The action is more so Nick et al getting into and out of scrapes, with little of the gun fighting or martial arts combat you’d expect from the series. Kolben ends up taking out most of the “enemies;” getting the Chinese team killed by posing as them with his men in rubber masks that look like Chinese faces (which Kolben, who has lived in the jungle for decades, just somehow has) – thus prompting the local headhunters to kill the real Chinese in retaliation. And Nick strikes up a sort of working relationship with the Russians, saving them at one point and getting saved by them at another. Only the finale sees any action, with Nick in a fistfight with one of Kolben’s men and then a knife fight with Kolben himself.

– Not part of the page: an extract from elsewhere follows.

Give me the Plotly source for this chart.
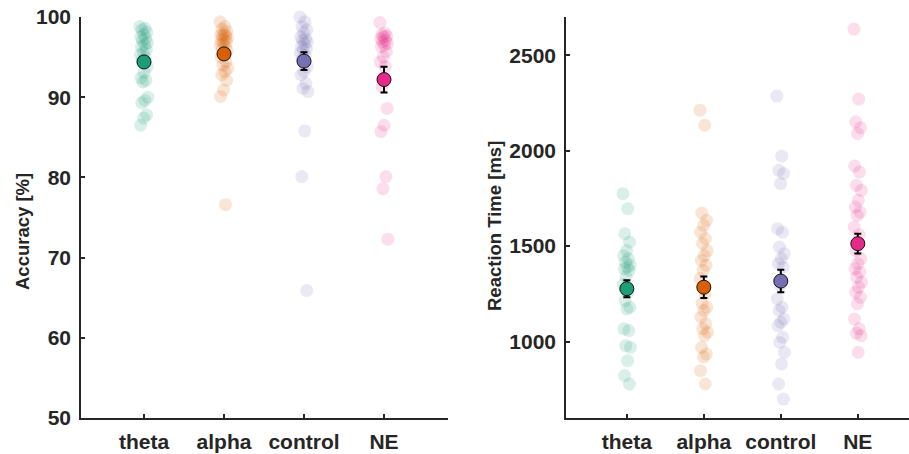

Hmm, the Killmaster versus an old fat guy. Suspenseful! 

Messmann ends the tale on a joke, same as he did in The Sea Trap, one again courtesy Hawk – Nick, back in New York, is invited by Hawk to a special screening of a new film. Nick takes along Tarita, who is now “Therese,” given that she has returned to the version of herself that is part of the western world. The movie turns out to be a documentary about the Amazon jungle. Nick and Therese laugh it up and then head back to Nick’s place for more sex. Even here Messmann delays, giving the impression that he was struggling to meet his word count, with a lame “will they/won’t they?” mystery, given that Therese acts all sophisticated and whatnot in her other incarnation and might not be as prone to illicit humping like “Tarita” was. No worries, though, as the Killmaster always gets his girl.

This one certainly wasn’t a favorite, but Messmann’s a good writer and he delivers enough fun and entertaining material that the somewhat-boring plot itself isn’t as frustrating as it could be.